Jorge y Osvaldo retornaron rápidamente hasta el vehículo, seguramente buscando la protección del mismo ante el frío que arreciaba. Raúl y yo, que habíamos decidido colocar nuestros aparatos en el punto más alejado, regresábamos a paso cansino, conversando quedamente. No lo vi a Jorge, pero al mirar hacia adelante veo a Osvaldo, apoyado en la parte trasera del auto, mirando fijamente una fuerte luz que lo iluminaba y se acercaba hacia él.

Y no, no era un OVNI. A medida que nos aproximamos -ahora Jorge apareció de un lado, saliendo entre las sombras y cayendo en el cono de luz- escucho la voz queda del amigo diciendo: «¡Guarda!. La cana…» . La policia, en el más lícito lunfardo porteño, se entiende. La policía que el ladino del sereno había optado por llamar. Desde la izquierda, desde la ruta, los fuertes focos de un vehículo y una centelleante luz roja anunciaban el arribo de un móvil policial. Se detuvo (ya estábamos apiñados los cuatro en la luz, como liebres encandiladas), tres golpes de puertas exageradamente contundentes (irremediablemente recordé la serie Hawai 5-0), el amartillar de una escopeta, clarísimo, y la voz.

Estentórea:

«- ¡Quietos». ¡LA POLÍZIA!»

El uniformado era hombre de campo, claro. Y mientras otro -parecía más citadino- nos gritaba tirarnos al suelo (orden que mis compañeros cumplieron con diligencia), yo no tuve mejor ocurrencia que echarme a reír a carcajadas. No sé, dirán ustedes que los nervios del momento, pero ese «¡La polízia!» resultaba descojonante. Osvaldo me puteaba amablemente desde el suelo, Raúl murmuraba que por mi culpa nos iban a cagar a tiros y Jorge no decía nada, si es que aún no se había desmayado del susto. Y yo seguía riéndome, seguramente dando un tan patético espectáculo que debo haber desconcertado a los mismos agentes del orden que, confundidos, ni recordaron ordenarme que me arrojara al suelo.

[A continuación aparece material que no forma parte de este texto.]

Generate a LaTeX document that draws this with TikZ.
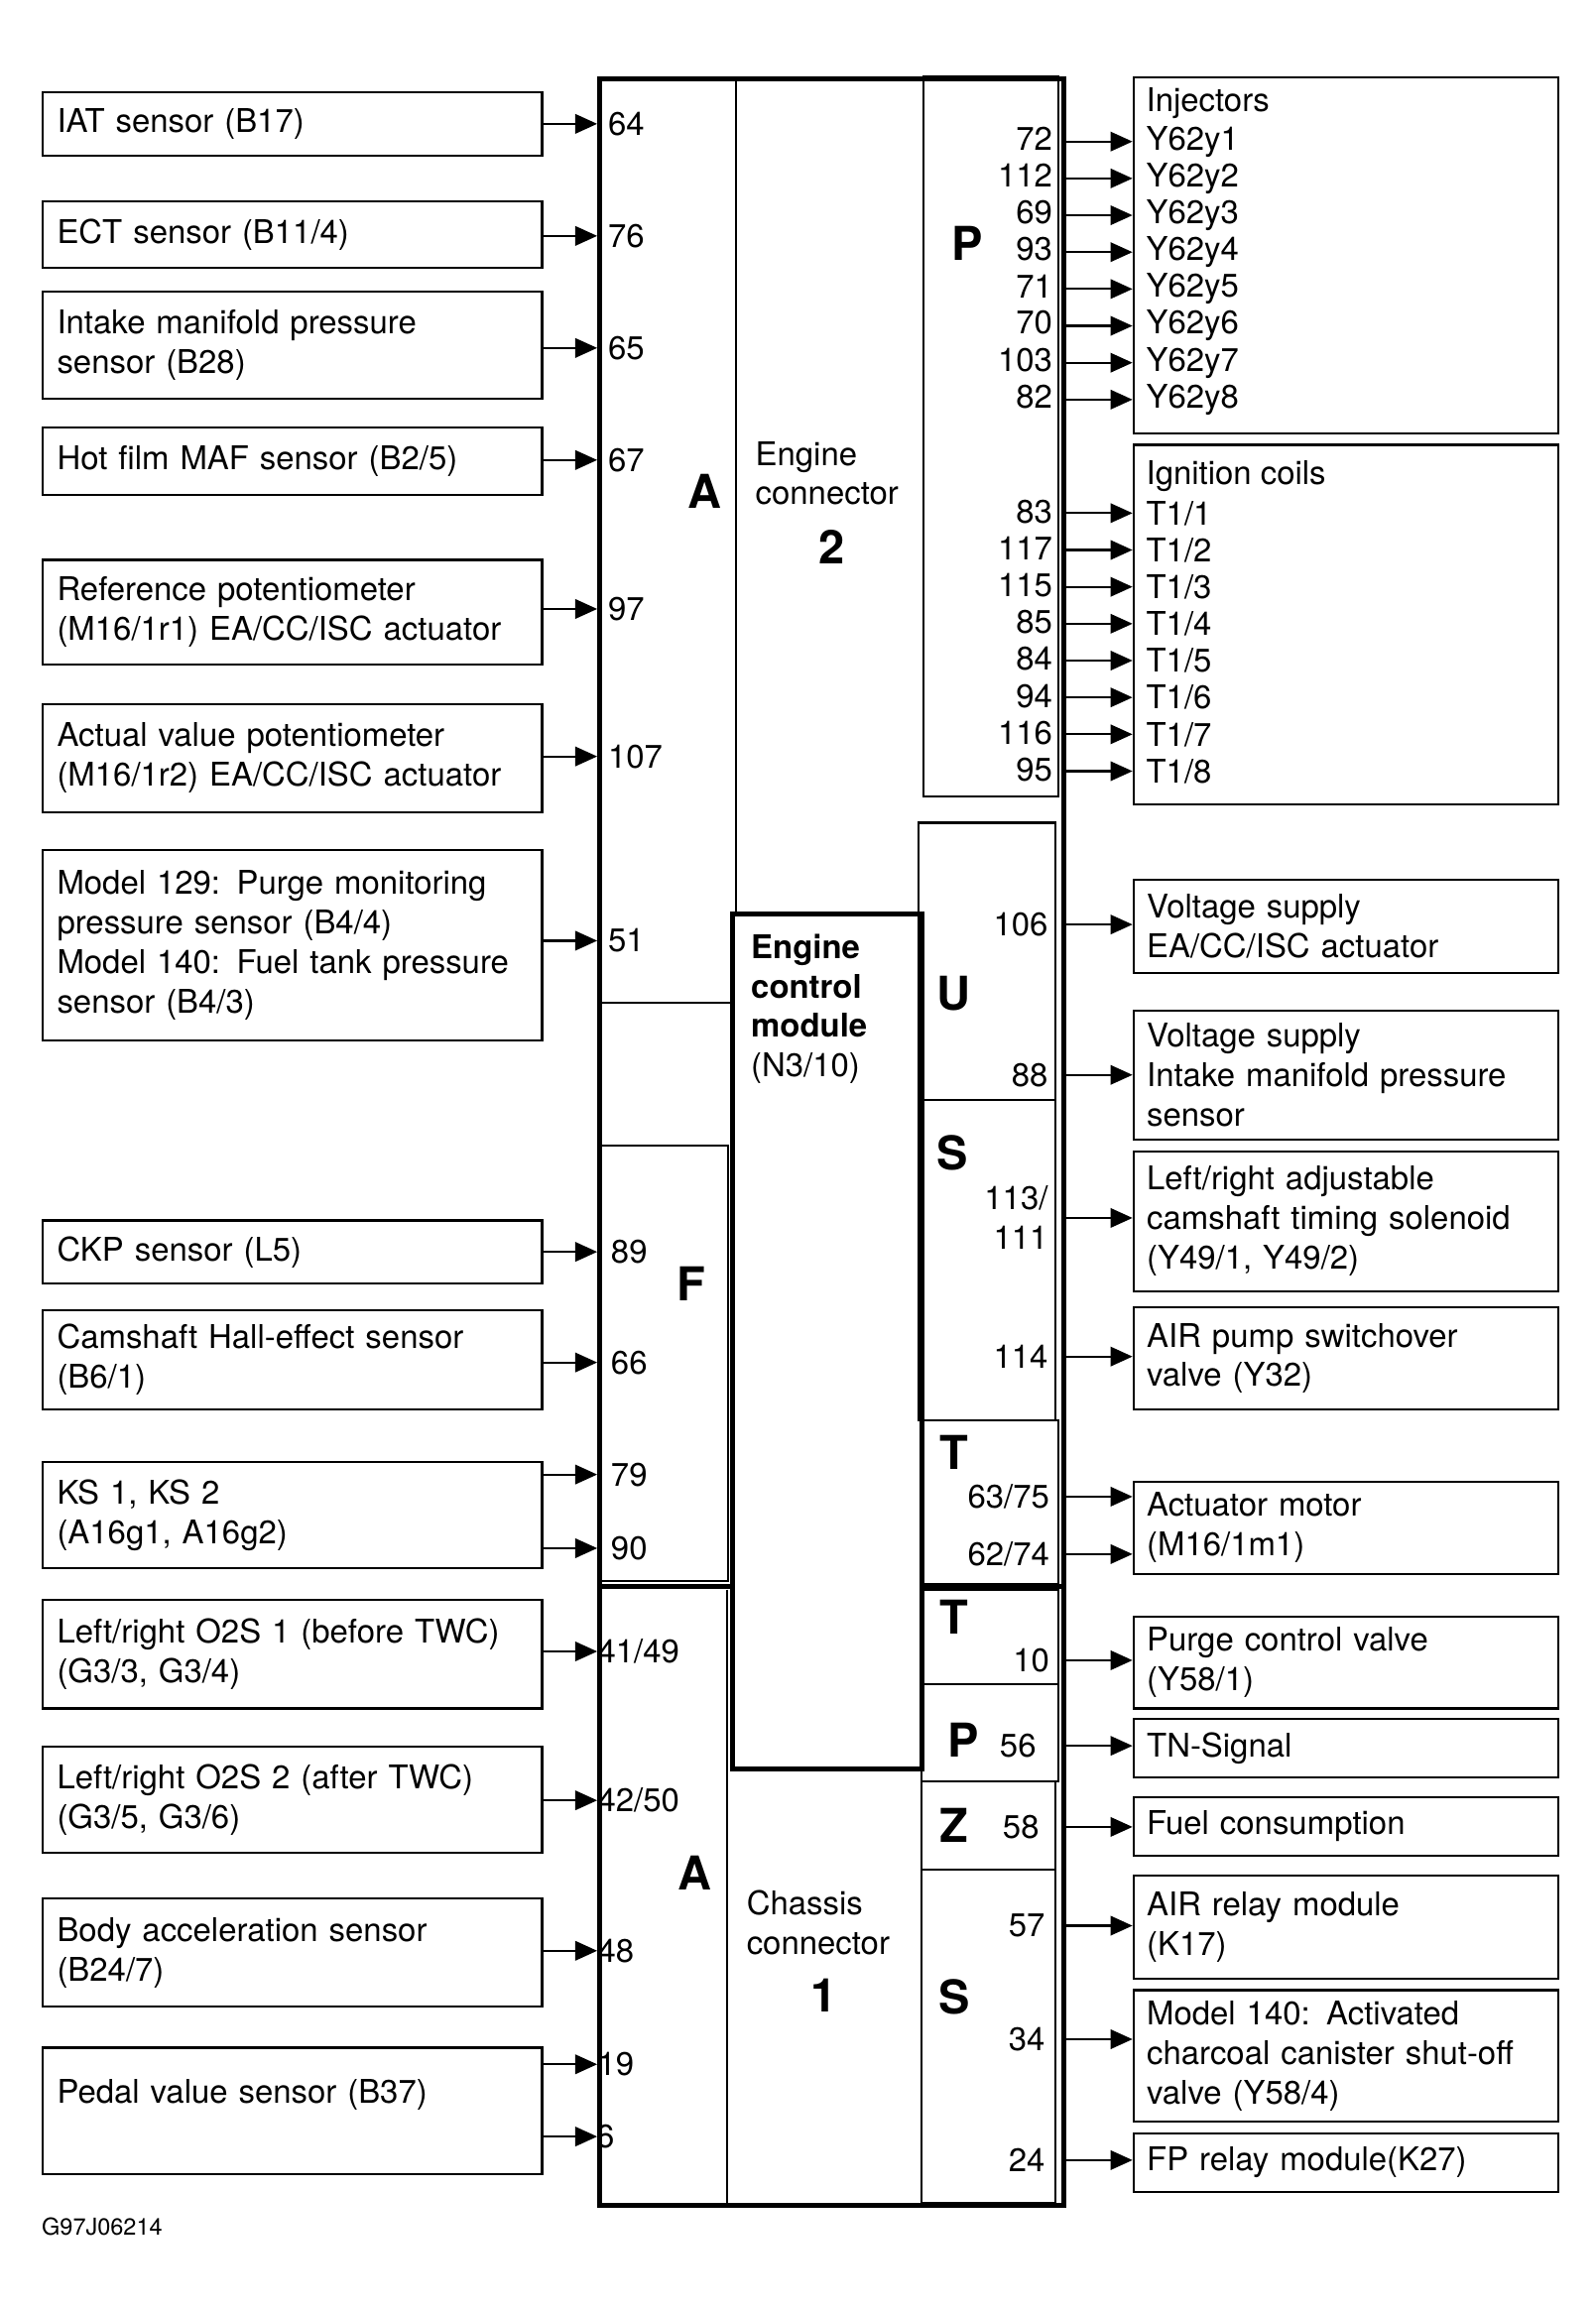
\documentclass[tikz,border=0pt]{standalone}
\usepackage{fontspec}
\setmainfont{TeX Gyre Heros}
\usepackage{tikz}
\usetikzlibrary{positioning,arrows.meta}
\newcommand{\fsz}{\fontsize{12.6pt}{15.3pt}\selectfont}
\newcommand{\fbig}{\fontsize{18pt}{21pt}\selectfont\bfseries}
\tikzset{
  sens/.style={draw, line width=0.8pt, anchor=north west, align=left,
               minimum width=6.78cm, text width=6.38cm, inner xsep=0.2cm, font=\fsz},
  act/.style={draw, line width=0.8pt, anchor=north west, align=left,
              minimum width=5.76cm, text width=5.4cm, inner xsep=0.18cm, font=\fsz},
  line/.style={anchor=west, inner xsep=0.18cm, inner ysep=0pt, font=\fsz},
  pinl/.style={anchor=west, inner sep=0pt, font=\fsz},
  pinr/.style={anchor=east, inner sep=0pt, font=\fsz, align=right},
  big/.style={font=\fbig, inner sep=0pt},
  txt/.style={font=\fsz, align=left, anchor=north west, inner sep=0pt},
  ar/.style={-{Triangle[length=8.5pt,width=7.5pt]}, line width=0.8pt},
  thickln/.style={line width=1.9pt},
  thinln/.style={line width=0.8pt},
}

\begin{document}
\begin{tikzpicture}[x=0.02cm, y=-0.02cm]
    \useasboundingbox (0,0) rectangle (1082,1568);

    % control module outline and its connector blocks
    \node[draw, thickln, anchor=north west, minimum width=6.3cm, minimum height=28.84cm, inner sep=0pt] (ecu) at (405,52) {};
    \draw[thinln] (499,52) -- (499,620);
    \draw[thinln] (405,680) -- (497,680);
    \draw[thinln] (407,777) rectangle (494,1072);
    \draw[thickln] (405,1076) -- (497,1076);
    \draw[thinln] (493,1078) -- (493,1494);
    \draw[thickln] (497,620) rectangle (625,1200);
    \draw[thinln] (626,52) rectangle (718,540);
    \draw[thinln] (623,558) rectangle (716,746);
    \draw[thinln] (623,746) rectangle (716,963);
    \draw[thinln] (625,963) rectangle (718,1074);
    \draw[thickln] (625,1076) -- (720,1076);
    \draw[thinln] (625,1078) rectangle (718,1142);
    \draw[thinln] (625,1142) rectangle (718,1208);
    \draw[thinln] (625,1208) rectangle (716,1268);
    \draw[thinln] (625,1268) rectangle (716,1494);

    % block letters and captions
    \node[big] (engA) at (478,333) {A};
    \node[txt] (ec2) at (512,299) {Engine\\connector};
    \node[big] (ec2n) at (564,371) {2};
    \node[big] (engP) at (656,165) {P};
    \node[big] (engU) at (647,674) {U};
    \node[big] (engS) at (646,782) {S};
    \node[big] (engF) at (469,871) {F};
    \node[big] (engT) at (647,985) {T};
    \node[txt] (ecm) at (509,633) {\textbf{Engine}\\\textbf{control}\\\textbf{module}\\(N3/10)};
    \node[big] (chT) at (647,1097) {T};
    \node[big] (chP) at (653,1180) {P};
    \node[big] (chZ) at (647,1238) {Z};
    \node[big] (chA) at (471,1270) {A};
    \node[big] (chS) at (647,1354) {S};
    \node[txt] (cc1) at (506,1282) {Chassis\\connector};
    \node[big] (cc1n) at (559,1353) {1};

    % inputs
    \node[sens, minimum height=0.86cm] (iat) at (28,62) {IAT sensor (B17)};
    \node[pinl] (p64) at (412,84) {64};
    \node[sens, minimum height=0.9cm] (ect) at (28,136) {ECT sensor (B11/4)};
    \node[pinl] (p76) at (412,160) {76};
    \node[sens, minimum height=1.46cm] (imp) at (28,197) {Intake manifold pressure\\sensor (B28)};
    \node[pinl] (p65) at (412,236) {65};
    \node[sens, minimum height=0.92cm] (maf) at (28,289) {Hot film MAF sensor (B2/5)};
    \node[pinl] (p67) at (412,312) {67};
    \node[sens, minimum height=1.42cm] (rpot) at (28,379) {Reference potentiometer\\(M16/1r1) EA/CC/ISC actuator};
    \node[pinl] (p97) at (412,413) {97};
    \node[sens, minimum height=1.46cm] (apot) at (28,477) {Actual value potentiometer\\(M16/1r2) EA/CC/ISC actuator};
    \node[pinl] (p107) at (412,513) {107};
    \node[sens, minimum height=2.58cm] (purge) at (28,576) {Model 129: Purge monitoring\\pressure sensor (B4/4)\\Model 140: Fuel tank pressure\\sensor (B4/3)};
    \node[pinl] (p51) at (412,638) {51};
    \node[sens, minimum height=0.86cm] (ckp) at (28,827) {CKP sensor (L5)};
    \node[pinl] (p89) at (414,849) {89};
    \node[sens, minimum height=1.34cm] (cmp) at (28,888) {Camshaft Hall-effect sensor\\(B6/1)};
    \node[pinl] (p66) at (414,924) {66};
    \node[sens, minimum height=1.44cm] (ks) at (28,991) {KS 1, KS 2\\(A16g1, A16g2)};
    \node[pinl] (p79) at (414,1000) {79};
    \node[pinl] (p90) at (414,1050) {90};
    \node[sens, minimum height=1.48cm] (o2a) at (28,1084) {Left/right O2S 1 (before TWC)\\(G3/3, G3/4)};
    \node[pinl] (p41) at (405,1120) {41/49};
    \node[sens, minimum height=1.44cm] (o2b) at (28,1184) {Left/right O2S 2 (after TWC)\\(G3/5, G3/6)};
    \node[pinl] (p42) at (405,1221) {42/50};
    \node[sens, minimum height=1.46cm] (bacc) at (28,1287) {Body acceleration sensor\\(B24/7)};
    \node[pinl] (p48) at (405,1323) {48};
    \node[sens, minimum height=1.72cm] (pedal) at (28,1388) {Pedal value sensor (B37)\\\mbox{}};
    \node[pinl] (p19) at (405,1400) {19};
    \node[pinl] (p6) at (404,1449) {6};
    \foreach \s/\p in {iat/p64, ect/p76, imp/p65, maf/p67, rpot/p97, apot/p107, purge/p51,
                      ckp/p89, cmp/p66, ks/p79, ks/p90, o2a/p41, o2b/p42, bacc/p48, pedal/p19, pedal/p6}
      \draw[ar] (\s.east |- \p) -- (ecu.west |- \p);

    % injectors and ignition coils
    \node[act, minimum height=4.82cm] (inj) at (768,52) {};
    \node[line] (injt) at (768,70) {Injectors};
    \foreach \pin [count=\i] in {72,112,69,93,71,70,103,82} {
      \node[line] (y\i) at (768,{96+25*(\i-1)}) {Y62y\i};
      \node[pinr] (pi\i) at (714,{94+25*(\i-1)}) {\pin};
      \draw[ar] (ecu.east |- y\i) -- (y\i.west);
    }
    \node[act, minimum height=4.88cm] (ign) at (768,301) {};
    \node[line] (ignt) at (768,323) {Ignition coils};
    \foreach \pin [count=\i] in {83,117,115,85,84,94,116,95} {
      \node[line] (t\i) at (768,{348+25*(\i-1)}) {T1/\i};
      \node[pinr] (pt\i) at (714,{347+25*(\i-1)}) {\pin};
      \draw[ar] (ecu.east |- t\i) -- (t\i.west);
    }

    % other outputs
    \node[act, minimum height=1.26cm] (vsea) at (768,596) {Voltage supply\\EA/CC/ISC actuator};
    \node[pinr] (p106) at (711,627) {106};
    \node[act, minimum height=1.74cm] (vsim) at (768,685) {Voltage supply\\Intake manifold pressure\\sensor};
    \node[pinr] (p88) at (711,729) {88};
    \node[act, minimum height=1.9cm] (cts) at (768,780) {Left/right adjustable\\camshaft timing solenoid\\(Y49/1, Y49/2)};
    \node[pinr] (p113) at (711,826) {113/\\111};
    \node[act, minimum height=1.38cm] (airv) at (768,886) {AIR pump switchover\\valve (Y32)};
    \node[pinr] (p114) at (711,920) {114};
    \node[act, minimum height=1.26cm] (actm) at (768,1004) {Actuator motor\\(M16/1m1)};
    \node[pinr] (p63) at (712,1015) {63/75};
    \node[pinr] (p62) at (712,1054) {62/74};
    \node[act, minimum height=1.24cm] (pcv) at (768,1096) {Purge control valve\\(Y58/1)};
    \node[pinr] (p10) at (712,1126) {10};
    \node[act, minimum height=0.8cm] (tn) at (768,1165) {TN-Signal};
    \node[pinr] (p56) at (703,1184) {56};
    \node[act, minimum height=0.8cm] (fc) at (768,1218) {Fuel consumption};
    \node[pinr] (p58) at (705,1239) {58};
    \node[act, minimum height=1.4cm] (airr) at (768,1271) {AIR relay module\\(K17)};
    \node[pinr] (p57) at (709,1306) {57};
    \node[act, minimum height=1.78cm] (ccv) at (768,1349) {Model 140: Activated\\charcoal canister shut-off\\valve (Y58/4)};
    \node[pinr] (p34) at (709,1383) {34};
    \node[act, minimum height=0.8cm] (fpr) at (768,1446) {FP relay module(K27)};
    \node[pinr] (p24) at (709,1465) {24};
    \foreach \p/\a in {p106/vsea, p88/vsim, p113/cts, p114/airv, p63/actm, p62/actm, p10/pcv,
                      p56/tn, p58/fc, p57/airr, p34/ccv, p24/fpr}
      \draw[ar] (ecu.east |- \p) -- (\a.west |- \p);

    \node[anchor=west, inner sep=0pt, font=\fontsize{9pt}{11pt}\selectfont] (figid) at (28,1510) {G97J06214};
\end{tikzpicture}
\end{document}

Cuando dejaba de reírme enjugándome las lágrimas (y repitiéndole a mi gente algo como «¿Oyeron?. Dijo «la polízia, jajaaaa!») se habían aproximado lo suficiente para, sin dejar de apuntarnos con sus armas, preguntarnos qué mierda hacíamos allí. Y ahora sí -aunque con gran esfuerzo, debo admitir- pude reprimir una nueva carcajada a medida que les explicaba a los muchachos de azul todo eso de psicofonías, Transcomunicación Instrumental y el previsible etcétera. Si en algún momento, mientras revisaban nuestros documentos de identidad, pensaron que éramos cuatreros, ladrones de automóviles o algo así, deben haber barajado la posibilidad que éramos los delincuentes más originales que encontraron a la hora de dar excusas. Y todo se resolviò favorablemente -con el esperable regaño y orden que nos fuéramos prontamente- cuando repartí entre ellos algunos ejemplares de un par de libros míos que, afortunadamente, llevaba entre mis pertenencias. Y allí nos fuimos, quebrando la oscuridad de esas rutas, mis tres compañeros embarrados y yo, aún a carcajadas hasta las puertas mismas de Buenos Aires.